Right-wing Republicans seek to derail debt ceiling deal and accuse House Speaker Kevin McCarthy of betrayal

Tribune Content Agency

Right-wing Republican lawmakers Tuesday sought to derail the deal between President Biden and House Speaker Kevin McCarthy to raise the debt ceiling.

Although the agreement still seemed on track to passage, members of the conservative Freedom Caucus said they would vote against the measure in the powerful GOP-led rules committee in a gambit to prevent it from ever reaching the House floor.

Republicans have a 9-4 majority on the 13-member committee but hardliners Rep. Chip Roy (R-Texas) and Rep. Ralph Norman (R-S.C.) have already vowed to try to scuttle the bill.

That would leave another far right-winger, Rep. Thomas Massie (R-Ky.), as a possible deciding vote since only members of the majority party typically vote in favor of bringing bills to the floor.

“Republicans [must not] default on the American dream by voting for this bad bill,” Roy said.

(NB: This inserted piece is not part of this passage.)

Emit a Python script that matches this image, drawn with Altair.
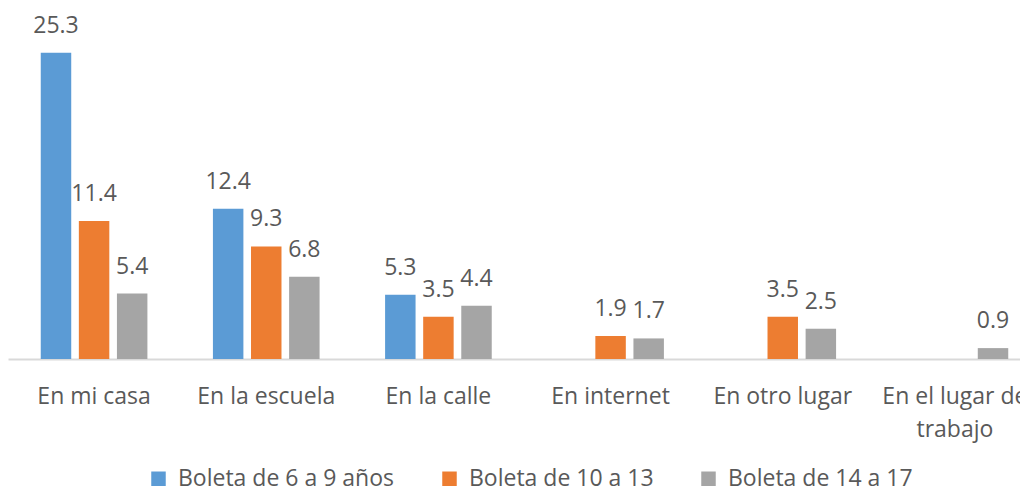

Flanked by other leaders of the Freedom Caucus, Roy also vowed McCarthy would face a “reckoning” over his support for the deal, which would avert a catastrophic default on U.S. debt.

He asserted that McCarthy agreed to only move bills through the rules committee with unanimous support of GOP members and said the new move amounted to a “breach” of the deal that won him the speaker’s gavel.

Right-wing rebels could seek to oust McCarthy, a move that might result in a replay of the marathon squabble that roiled the GOP in January before he eventually won the leadership role on a record 15th ballot.

The debt ceiling package is a tradeoff that would impose some spending reductions for the next two years along with a suspension of the debt limit into January 2025, pushing the volatile political issue past the next presidential election.

Raising the debt limit allows the Treasury to continue borrowing to pay the bills that Congress already incurred by passing spending bills under the leadership of both parties.

Progressives also oppose the deal, noting that Democrats got nothing from the talks except for pushing back the crisis over the debt for a couple of years.

Most pundits say moderates in both parties will unite to pass the bill if it gets to the full House as soon as Wednesday. It then must overcome a possible filibuster and other stalling tactics in the Senate before heading to Biden’s desk for signature.

Treasury Secretary Janet Yellen has warned the bill must be enacted before June 5 or Uncle Sam’s piggy bank will go empty. But most observers believe government bean-counters can shuffle the bills around for a couple of extra days if a deal is all but done.